代码随想训练营第十四天（Python）｜ 层序遍历 10 、● 226.翻转二叉树 、101.对称二叉树 2

层序遍历
1、迭代法，使用队列

class Solution:
    def levelOrder(self, root: Optional[TreeNode]) -> List[List[int]]:
        res = []
        if root is None:
            return res
        queue = [root]
        while queue:
            n = len(queue)
            tmp = []
            for i in range(n):
                node = queue.pop(0)
                tmp.append(node.val)
                if node.left:
                    queue.append(node.left)
                if node.right:
                    queue.append(node.right)
            res.append(tmp)
        return res

2、递归

class Solution:
    def levelOrder(self, root: Optional[TreeNode]) -> List[List[int]]:
        levels = []
        if root is None:
            return levels
        self.helper(root, 0, levels)
        return levels

    def helper(self, node, level, levels):
        if not node:
            return
        if level == len(levels):
            levels.append([])
        levels[level].append(node.val)
        self.helper(node.left, level+1, levels)
        self.helper(node.right, level+1, levels)

226.翻转二叉树
1、递归前序遍历

class Solution:
    def invertTree(self, root: Optional[TreeNode]) -> Optional[TreeNode]:
        if root is None:
            return root
        root.left, root.right = root.right, root.left
        self.invertTree(root.left)
        self.invertTree(root.right)
        return root

2、前序遍历的统一写法

class Solution:
    def invertTree(self, root: Optional[TreeNode]) -> Optional[TreeNode]:
        stack = []
        if root:
            stack.append(root)
        while stack:
            node = stack.pop()
            if node:
                if node.right:
                    stack.append(node.right) # 右
                if node.left:
                    stack.append(node.left) # 左
                # 需要处理的节点
                stack.append(node)  # 中
                stack.append(None)  # 作标记
            else:
                # 处理节点
                node = stack.pop()
                node.left, node.right = node.right, node.left
        return root

101.对称二叉树 2
1、递归法

class Solution:
    def isSymmetric(self, root: Optional[TreeNode]) -> bool:
        if root is None:
            return True
        return self.compare(root.left, root.right)

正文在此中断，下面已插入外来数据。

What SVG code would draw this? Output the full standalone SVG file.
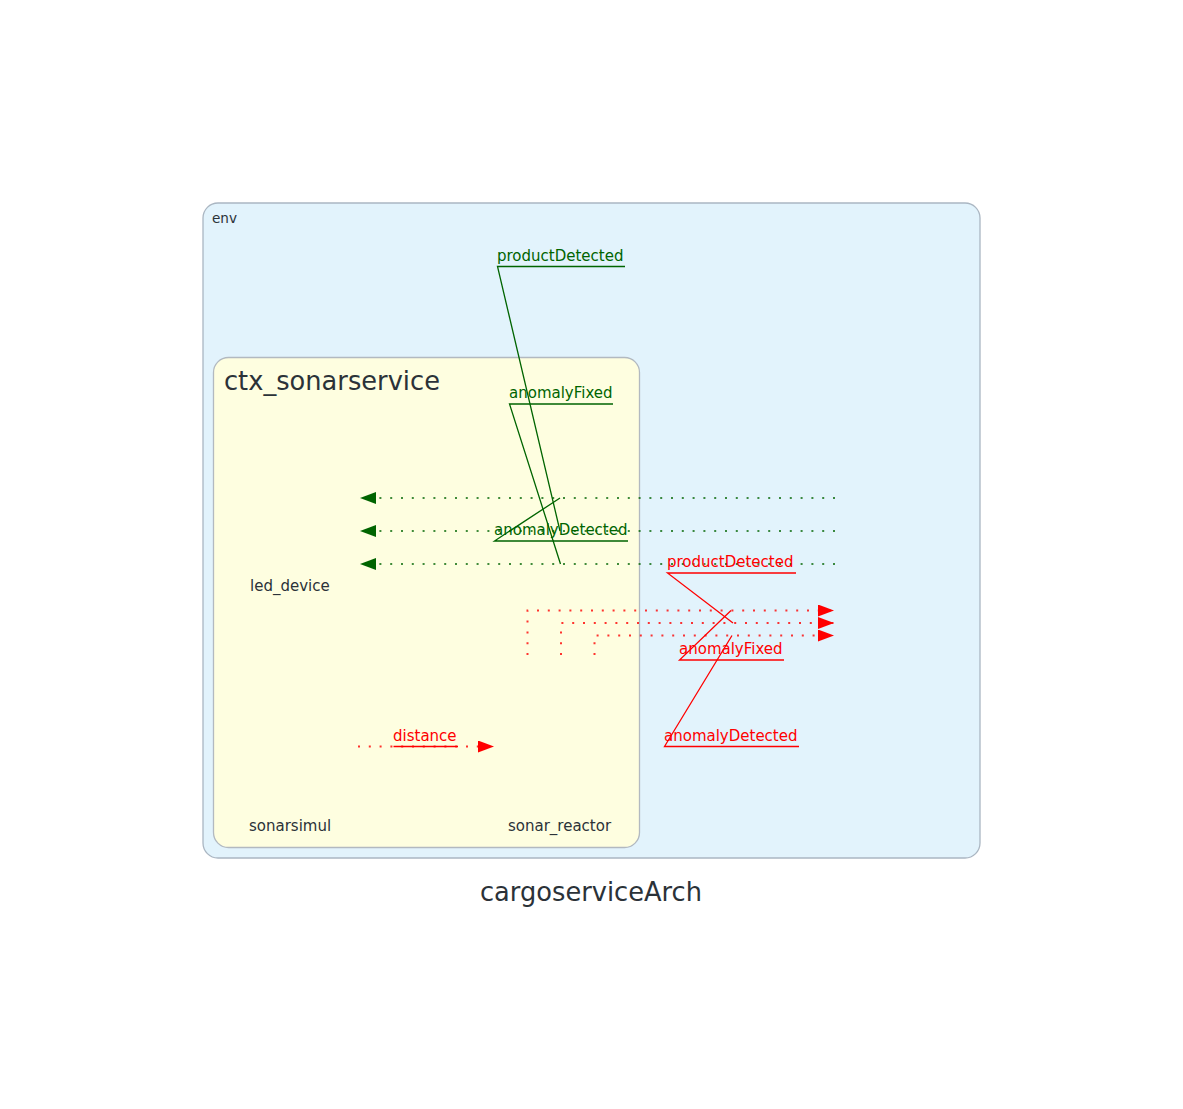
<svg xmlns="http://www.w3.org/2000/svg" width="1183" height="1109" viewBox="0 0 1183 1109">
<style>
.cl{font-family:"DejaVu Sans","Noto Sans",sans-serif;fill:#2b3238}
.node{font-family:"DejaVu Sans","Noto Sans",sans-serif;font-size:15px;fill:#2b3238}
.lbl{font-family:"DejaVu Sans","Noto Sans",sans-serif;font-size:15px}
.g{fill:#006400}
.r{fill:#ff0000}
.gl{stroke:#006400;stroke-width:1.3;fill:none}
.rl{stroke:#ff0000;stroke-width:1.3;fill:none}
.gd{stroke:#006400;stroke-opacity:0.75;stroke-width:2;stroke-dasharray:2 8.8;fill:none}
.rd{stroke:#ff0000;stroke-opacity:0.8;stroke-width:2;stroke-dasharray:2 8.8;fill:none}
</style>
<defs>
<marker id="ga" markerWidth="16" markerHeight="12" refX="16" refY="6" orient="auto" markerUnits="userSpaceOnUse"><path d="M0,0 L16,6 L0,12 z" fill="#006400"/></marker>
<marker id="ra" markerWidth="16" markerHeight="12" refX="16" refY="6" orient="auto" markerUnits="userSpaceOnUse"><path d="M0,0 L16,6 L0,12 z" fill="#ff0000"/></marker>
</defs>
<rect width="1183" height="1109" fill="#ffffff"/>
<g id="env">
<rect x="203" y="203" width="777" height="655" rx="15" fill="#e2f3fc" stroke="#aab6c2" stroke-width="1.3"/>
<text class="cl" x="212" y="222.5" font-size="13.6">env</text>
</g>
<g id="ctx_sonarservice">
<rect x="213.5" y="357.5" width="426" height="490" rx="15" fill="#fefee0" stroke="#b2b9c0" stroke-width="1.3"/>
<text class="cl" x="224" y="390" font-size="25.7">ctx_sonarservice</text>
</g>
<g id="led_device"><text class="node" x="250" y="591">led_device</text></g>
<g id="sonarsimul"><text class="node" x="249" y="831">sonarsimul</text></g>
<g id="sonar_reactor"><text class="node" x="508" y="831">sonar_reactor</text></g>
<g id="connectors">
<path class="gd" d="M835,498 H360" marker-end="url(#ga)"/>
<path class="gd" d="M835,531 H360" marker-end="url(#ga)"/>
<path class="gd" d="M835,564 H360" marker-end="url(#ga)"/>
<path class="rd" d="M527.5,655 V610.5 H834" marker-end="url(#ra)"/>
<path class="rd" d="M561,655 V623 H834" marker-end="url(#ra)"/>
<path class="rd" d="M594.5,655 V635.5 H834" marker-end="url(#ra)"/>
<path class="rd" d="M358,746.5 H494" marker-end="url(#ra)"/>
<text class="lbl g" x="497" y="261">productDetected</text>
<path class="gl" d="M625,266.5 H497.5 L560,531"/>
<text class="lbl g" x="509" y="398">anomalyFixed</text>
<path class="gl" d="M613,404 H509.5 L560.5,564"/>
<text class="lbl g" x="494" y="535">anomalyDetected</text>
<path class="gl" d="M628,541 H494.5 L560,498"/>
<text class="lbl r" x="667" y="567">productDetected</text>
<path class="rl" d="M796,573 H667.5 L733,623"/>
<text class="lbl r" x="679" y="654">anomalyFixed</text>
<path class="rl" d="M784,660 H679.5 L731,610.5"/>
<text class="lbl r" x="664" y="741">anomalyDetected</text>
<path class="rl" d="M799,746.5 H664.5 L732,635.5"/>
<text class="lbl r" x="393" y="741">distance</text>
<path class="rl" d="M393.5,746.5 H458"/>
</g>
<text class="cl" x="591" y="901" font-size="25.7" text-anchor="middle">cargoserviceArch</text>
</svg>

    def compare(self, left, right):
        if not left and not right: # 一层一层排除
            return True
        if not (left and right):
            return False
        if left.val != right.val:
            return False
        return self.compare(left.left, right.right) and self.compare(left.right, right.left)

2、使用栈

class Solution:
    def isSymmetric(self, root: Optional[TreeNode]) -> bool:
        st = []
        if root is None:
            return True
        st.append(root.left)
        st.append(root.right)
        while st:
            rightNode = st.pop()
            leftNode = st.pop()
            if not leftNode and not rightNode:
                continue
            if not rightNode or not leftNode or leftNode.val != rightNode.val:
                return False
            st.append(leftNode.left)
            st.append(rightNode.right)
            st.append(leftNode.right)
            st.append(rightNode.left)
        return True